Limitations & Future Work¶
- Only five data sources, all text-only; multimodal and agentic tasks are not covered.
- LLM extrapolator shows large MAE and clear Western/Anglosphere bias on TIMSS; population estimates for non-Western cultures may be systematically biased.
- Assumes dominance filter sufficiently "purifies" dimension signals, but actual items may have multiple bottlenecks, and filtered samples may themselves be valuable.

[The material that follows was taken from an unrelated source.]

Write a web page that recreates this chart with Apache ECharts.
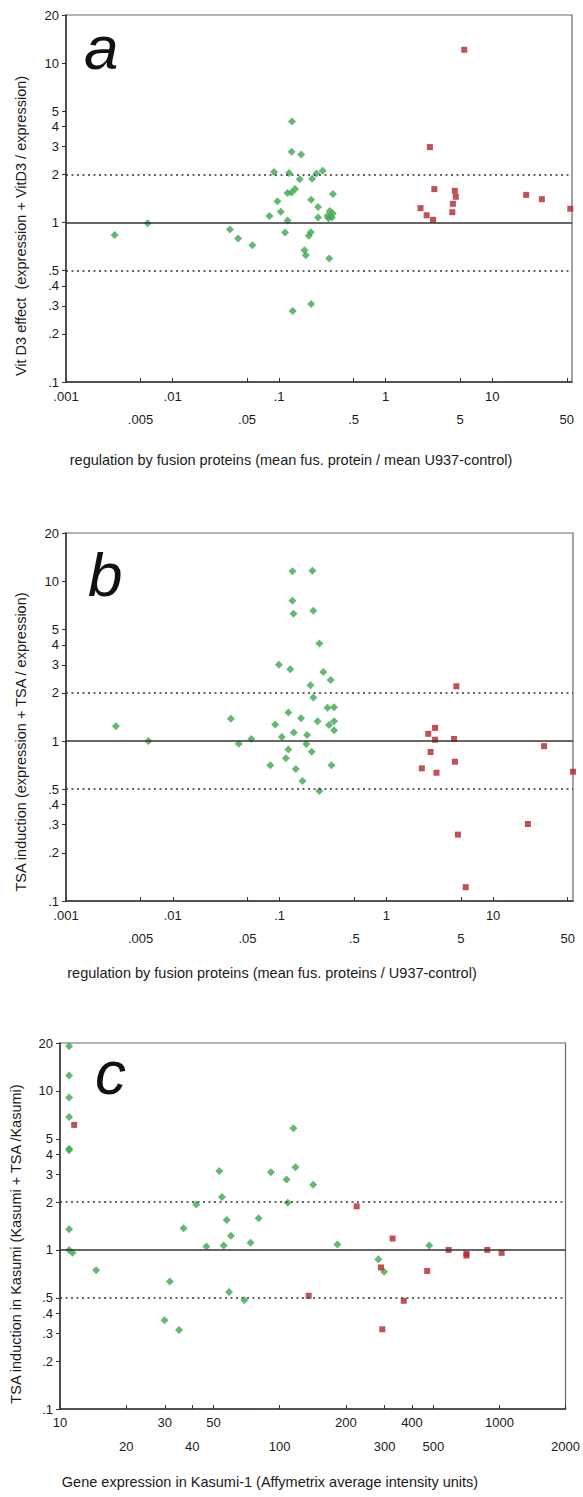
<!DOCTYPE html>
<html>
<head>
<meta charset="utf-8">
<script src="https://cdn.jsdelivr.net/npm/echarts@6/dist/echarts.min.js"></script>
<style>
html,body{margin:0;padding:0;background:#fff;}
#chart{width:583px;height:1497px;}
</style>
</head>
<body>
<div id="chart"></div>
<script>
// ---- tick labels ----
const xTicksAB = [0.001, 0.005, 0.01, 0.05, 0.1, 0.5, 1, 5, 10, 50];
const xUpperAB = [0.001, 0.01, 0.1, 1, 10];
const xLowerAB = [0.005, 0.05, 0.5, 5, 50];
const xTicksC = [10, 20, 30, 40, 50, 100, 200, 300, 400, 500, 1000, 2000];
const xUpperC = [10, 30, 50, 200, 400, 1000];
const xLowerC = [20, 40, 100, 300, 500, 2000];
const yTicks = [0.1, 0.2, 0.3, 0.4, 0.5, 1, 2, 3, 4, 5, 10, 20];
const refLines = [0.5, 1, 2];

// ---- panel a : Vit D3 effect ----
const aGreenX = [0.00286,0.00583,0.0345,0.0412,0.0561,0.0811,0.0896,0.0964,0.1035,0.1137,0.120,0.120,0.124,0.131,0.131,0.132,0.134,0.141,0.156,0.161,0.173,0.178,0.190,0.198,0.1997,0.200,0.204,0.224,0.232,0.232,0.256,0.283,0.291,0.295,0.299,0.313,0.318,0.320];
const aGreenY = [0.834,0.99,0.904,0.793,0.721,1.10,2.07,1.36,1.17,0.866,1.03,1.53,2.04,1.54,2.78,4.30,0.279,1.62,1.87,2.67,0.671,0.624,0.825,0.87,1.39,0.308,1.88,2.03,1.25,1.075,2.11,1.10,1.065,0.594,1.18,1.075,1.14,1.51];
const aRedX = [5.46,2.60,2.12,2.42,2.78,2.86,4.45,4.55,4.27,4.22,20.8,29.2,54];
const aRedY = [12.1,2.97,1.23,1.11,1.04,1.62,1.58,1.45,1.31,1.16,1.49,1.40,1.22];

// ---- panel b : TSA induction ----
const bGreenX = [0.00293,0.00592,0.035,0.0415,0.0544,0.082,0.091,0.0985,0.105,0.1146,0.121,0.121,0.126,0.132,0.132,0.135,0.136,0.142,0.159,0.164,0.178,0.181,0.195,0.2,0.203,0.207,0.207,0.227,0.236,0.236,0.257,0.281,0.291,0.301,0.306,0.324,0.324,0.324];
const bGreenY = [1.24,1.0,1.38,0.962,1.03,0.705,1.27,3.0,1.06,0.78,1.51,0.887,2.81,11.55,7.53,6.25,1.13,0.668,1.39,0.562,0.958,1.09,2.23,0.857,11.6,6.52,1.875,1.33,4.08,0.487,2.70,1.615,1.26,2.41,0.705,1.63,1.33,1.17];
const bRedX = [4.53,2.86,2.47,2.86,4.31,2.6,4.39,2.15,2.95,30,56,21.2,4.68,5.54];
const bRedY = [2.2,1.21,1.11,1.02,1.03,0.854,0.743,0.675,0.634,0.93,0.643,0.303,0.26,0.122];

// ---- panel c : TSA induction in Kasumi ----
const cGreenX = [11,11,11,11,11,11,11,11,11.4,14.6,29.9,31.6,34.8,36.5,41.7,46.4,53.1,54.6,55.6,57.4,58.8,60,69,73.7,80.2,91.2,107.4,108.8,115.5,118,142,183,281,298.5,479.5];
const cGreenY = [19.1,12.5,9.1,6.86,4.32,4.24,1.35,1.0,0.96,0.746,0.362,0.634,0.314,1.37,1.93,1.05,3.13,2.15,1.065,1.54,0.543,1.23,0.482,1.11,1.58,3.08,2.77,1.98,5.82,3.31,2.57,1.08,0.874,0.728,1.066];
const cRedX = [11.6,135.5,224,289,293,326.5,367,469,587,708,708,881,1024];
const cRedY = [6.11,0.515,1.88,0.776,0.317,1.18,0.479,0.738,1.0,0.922,0.948,1.0,0.958];

// ---- texts ----
const panelLetters = ['a', 'b', 'c'];
const yTitles = ['Vit D3 effect  (expression + VitD3 / expression)', 'TSA induction (expression + TSA / expression)', 'TSA induction in Kasumi (Kasumi + TSA /Kasumi)'];
const xTitles = ['regulation by fusion proteins (mean fus. protein / mean U937-control)', 'regulation by fusion proteins (mean fus. proteins / U937-control)', 'Gene expression in Kasumi-1 (Affymetrix average intensity units)'];

const GREEN = '#3da84c';
const RED = '#b3262c';
const FONT = 'Liberation Sans, Arial, sans-serif';
const TXT = '#1a1a1a';
const TICK_FS = 13;

function decimalLabel(v) {
  let s = String(v);
  if (v < 1) s = s.replace(/^0/, '');
  return s;
}
function pairs(xs, ys) { return xs.map((x, i) => [x, ys[i]]); }

const grids = [
  {left: 66, top: 15, width: 506, height: 367},
  {left: 66, top: 533, width: 507, height: 368},
  {left: 60, top: 1043, width: 508, height: 366}
];
const upperMargin = [8, 8, 7];
const lowerMargin = [30.5, 30.5, 31];

function xAxisMain(i) {
  const isC = i === 2;
  return {
    type: 'log', logBase: 10, gridIndex: i, position: 'bottom',
    min: isC ? 10 : 0.001, max: isC ? 2000 : 56,
    axisLine: {show: true, lineStyle: {color: '#333', width: 1.5}},
    axisTick: {show: true, inside: true, length: 4, customValues: isC ? xTicksC : xTicksAB, lineStyle: {color: '#333'}},
    axisLabel: {
      show: true, customValues: isC ? xUpperC : xUpperAB, margin: upperMargin[i],
      fontFamily: FONT, fontSize: TICK_FS, color: TXT, formatter: v => decimalLabel(v)
    },
    splitLine: {show: false}, minorTick: {show: false}
  };
}
function xAxisLower(i) {
  const isC = i === 2;
  return {
    type: 'log', logBase: 10, gridIndex: i, position: 'bottom', offset: 0,
    min: isC ? 10 : 0.001, max: isC ? 2000 : 56,
    axisLine: {show: false}, axisTick: {show: false},
    axisLabel: {
      show: true, customValues: isC ? xLowerC : xLowerAB, margin: lowerMargin[i],
      fontFamily: FONT, fontSize: TICK_FS, color: TXT, formatter: v => decimalLabel(v)
    },
    splitLine: {show: false}, minorTick: {show: false}
  };
}
function yAxisFor(i) {
  return {
    type: 'log', logBase: 10, gridIndex: i, min: 0.1, max: 20,
    axisLine: {show: true, lineStyle: {color: '#333', width: 1.5}},
    axisTick: {show: true, inside: false, length: 4, customValues: yTicks, lineStyle: {color: '#333'}},
    axisLabel: {
      show: true, customValues: yTicks, margin: 7,
      fontFamily: FONT, fontSize: TICK_FS, color: TXT, formatter: v => decimalLabel(v)
    },
    splitLine: {show: false}
  };
}

const panelData = [
  [pairs(aGreenX, aGreenY), pairs(aRedX, aRedY)],
  [pairs(bGreenX, bGreenY), pairs(bRedX, bRedY)],
  [pairs(cGreenX, cGreenY), pairs(cRedX, cRedY)]
];

const series = [];
panelData.forEach((pd, i) => {
  series.push({
    type: 'scatter', xAxisIndex: i, yAxisIndex: i, data: [], z: 1, silent: true,
    markLine: {
      silent: true, symbol: 'none', label: {show: false}, animation: false,
      data: refLines.map(v => ({
        yAxis: v,
        lineStyle: v === 1 ? {type: 'solid', color: '#333', width: 1.5}
                           : {type: [2, 3.5], color: '#333', width: 1.6}
      }))
    }
  });
  series.push({
    type: 'scatter', xAxisIndex: i, yAxisIndex: i, data: pd[0], z: 3, clip: false,
    symbol: 'diamond', symbolSize: 8, itemStyle: {color: GREEN}
  });
  series.push({
    type: 'scatter', xAxisIndex: i, yAxisIndex: i, data: pd[1], z: 3, clip: false,
    symbol: 'rect', symbolSize: 6, itemStyle: {color: RED}
  });
});

const letterPos = [[84, 47], [88, 574], [95, 1072]];
const yTitlePos = [[21, 226], [21, 742], [16, 1244]];
const xTitlePos = [[291, 460], [272, 973], [270, 1482]];
const graphic = [];
for (let i = 0; i < 3; i++) {
  graphic.push({type: 'text', x: letterPos[i][0], y: letterPos[i][1],
    style: {text: panelLetters[i], font: 'italic 62px ' + FONT, fill: '#111', textAlign: 'left', textVerticalAlign: 'middle'}});
  graphic.push({type: 'text', x: yTitlePos[i][0], y: yTitlePos[i][1], rotation: Math.PI / 2,
    style: {text: yTitles[i], font: '14.5px ' + FONT, fill: TXT, textAlign: 'center', textVerticalAlign: 'middle'}});
  graphic.push({type: 'text', x: xTitlePos[i][0], y: xTitlePos[i][1],
    style: {text: xTitles[i], font: '14.5px ' + FONT, fill: TXT, textAlign: 'center', textVerticalAlign: 'middle'}});
}

const option = {
  animation: false,
  backgroundColor: '#fff',
  grid: grids.map(g => Object.assign({show: true, borderColor: '#666', borderWidth: 1.2, backgroundColor: 'transparent'}, g)),
  xAxis: [0, 1, 2].map(xAxisMain).concat([0, 1, 2].map(xAxisLower)),
  yAxis: [0, 1, 2].map(yAxisFor),
  series: series,
  graphic: graphic
};

const chart = echarts.init(document.getElementById('chart'), null, {renderer: 'svg', width: 583, height: 1497});
chart.setOption(option);
</script>
</body>
</html>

- Base calibration uses linear regression on five mean points, with weak statistical significance; for some dimensions (e.g., Mind Modeling) even yields negative slopes.
Related Work & Insights¶
- vs ADeLe (Zhou 2025): ADeLe provides demand rubrics but \(B=10\) is by convention; this work offers empirical calibration.
- vs METR time-horizon (Kwa 2025): Anchors on single-dimension human hours; this work anchors on multidimensional population distributions.
- vs IRT psychometrics: Classic IRT requires dense real response data; this work uses LLMs to bypass that step.
- vs MMLU / GPQA: Scalar accuracy + single reference population; this work provides a decomposable, comparable profile.
Rating¶
- Novelty: ⭐⭐⭐⭐⭐ "LLM as population extrapolator + dimension-specific base calibration" is a rare methodological innovation.
- Experimental Thoroughness: ⭐⭐⭐ Only five data sources, all text-only; large errors on TIMSS, insufficient cross-cultural validation.
- Writing Quality: ⭐⭐⭐⭐ Motivation is compelling, technical exposition is clear.
- Value: ⭐⭐⭐⭐⭐ Paradigm-level reflection for the AI evaluation community; both policymakers and researchers should read.